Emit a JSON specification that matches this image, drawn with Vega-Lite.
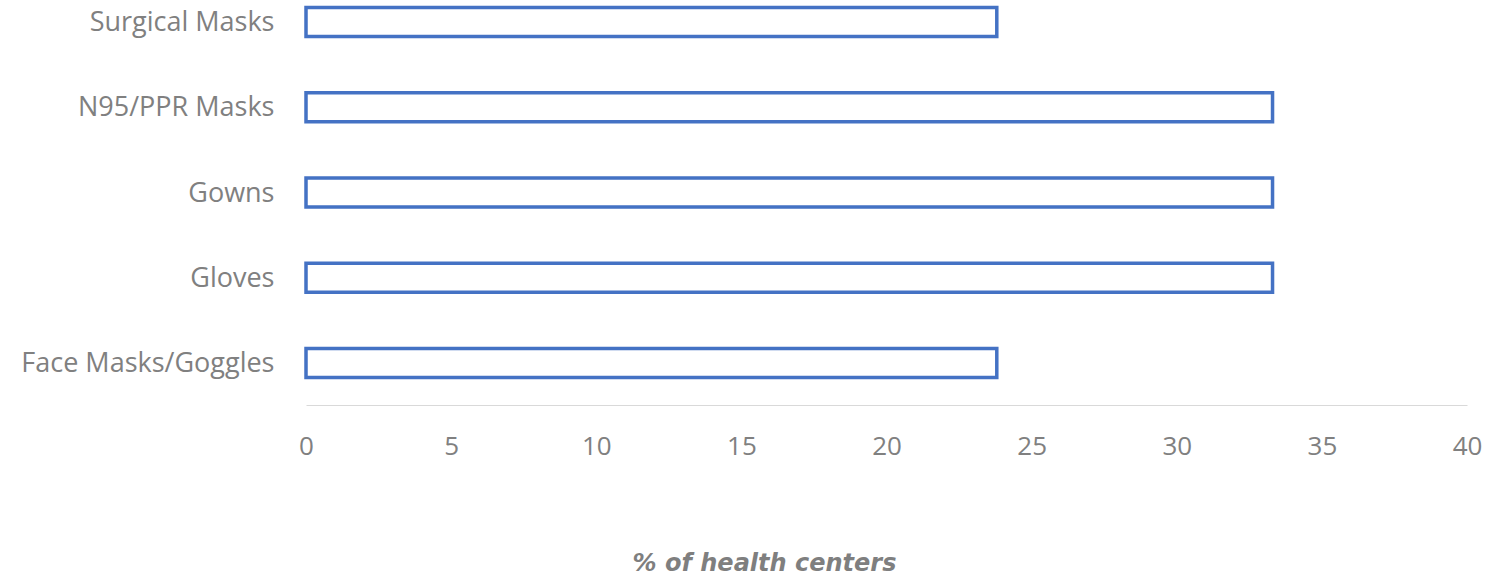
{
  "$schema": "https://vega.github.io/schema/vega-lite/v6.json",
  "autosize": {"type": "none"},
  "width": 1161,
  "height": 405,
  "padding": {"left": 306, "top": 0, "right": 30, "bottom": 172},
  "background": "white",
  "data": {"values": [
    {"item": "Surgical Masks", "pct": 23.8},
    {"item": "N95/PPR Masks", "pct": 33.3},
    {"item": "Gowns", "pct": 33.3},
    {"item": "Gloves", "pct": 33.3},
    {"item": "Face Masks/Goggles", "pct": 23.8}
  ]},
  "mark": {"type": "bar", "fill": "white", "stroke": "#4472C4", "strokeWidth": 3.5},
  "encoding": {
    "y": {
      "field": "item", "type": "nominal", "sort": null,
      "scale": {"paddingInner": 0.66, "paddingOuter": 0.205, "align": 0.214},
      "axis": {"title": null, "domain": false, "ticks": false, "labelPadding": 32, "labelLimit": 400,
        "labelFont": "Open Sans", "labelFontSize": 27, "labelColor": "#808080", "labelOffset": 1}
    },
    "x": {
      "field": "pct", "type": "quantitative",
      "scale": {"domain": [0, 40], "nice": false},
      "axis": {"values": [0, 5, 10, 15, 20, 25, 30, 35, 40], "grid": false, "ticks": false,
        "domainColor": "#d9d9d9", "domainWidth": 1.2, "labelFlush": false,
        "labelFont": "Open Sans", "labelFontSize": 26, "labelColor": "#808080", "labelPadding": 28,
        "title": "% of health centers", "titleFont": "DejaVu Sans", "titleFontSize": 24,
        "titleFontStyle": "italic", "titleFontWeight": "bold", "titleColor": "#7f7f7f",
        "titleX": 458, "titleY": 158, "titleAlign": "center", "titleBaseline": "middle"}
    }
  },
  "config": {"view": {"stroke": null}}
}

^^^^

Write out the whole listing exactly, and drop the pictures.

**RESPONSE TO THIS EXERCISE**
Emit a JSON specification that matches this image, drawn with Vega-Lite.
{
  "$schema": "https://vega.github.io/schema/vega-lite/v6.json",
  "autosize": {"type": "none"},
  "width": 1161,
  "height": 405,
  "padding": {"left": 306, "top": 0, "right": 30, "bottom": 172},
  "background": "white",
  "data": {"values": [
    {"item": "Surgical Masks", "pct": 23.8},
    {"item": "N95/PPR Masks", "pct": 33.3},
    {"item": "Gowns", "pct": 33.3},
    {"item": "Gloves", "pct": 33.3},
    {"item": "Face Masks/Goggles", "pct": 23.8}
  ]},
  "mark": {"type": "bar", "fill": "white", "stroke": "#4472C4", "strokeWidth": 3.5},
  "encoding": {
    "y": {
      "field": "item", "type": "nominal", "sort": null,
      "scale": {"paddingInner": 0.66, "paddingOuter": 0.205, "align": 0.214},
      "axis": {"title": null, "domain": false, "ticks": false, "labelPadding": 32, "labelLimit": 400,
        "labelFont": "Open Sans", "labelFontSize": 27, "labelColor": "#808080", "labelOffset": 1}
    },
    "x": {
      "field": "pct", "type": "quantitative",
      "scale": {"domain": [0, 40], "nice": false},
      "axis": {"values": [0, 5, 10, 15, 20, 25, 30, 35, 40], "grid": false, "ticks": false,
        "domainColor": "#d9d9d9", "domainWidth": 1.2, "labelFlush": false,
        "labelFont": "Open Sans", "labelFontSize": 26, "labelColor": "#808080", "labelPadding": 28,
        "title": "% of health centers", "titleFont": "DejaVu Sans", "titleFontSize": 24,
        "titleFontStyle": "italic", "titleFontWeight": "bold", "titleColor": "#7f7f7f",
        "titleX": 458, "titleY": 158, "titleAlign": "center", "titleBaseline": "middle"}
    }
  },
  "config": {"view": {"stroke": null}}
}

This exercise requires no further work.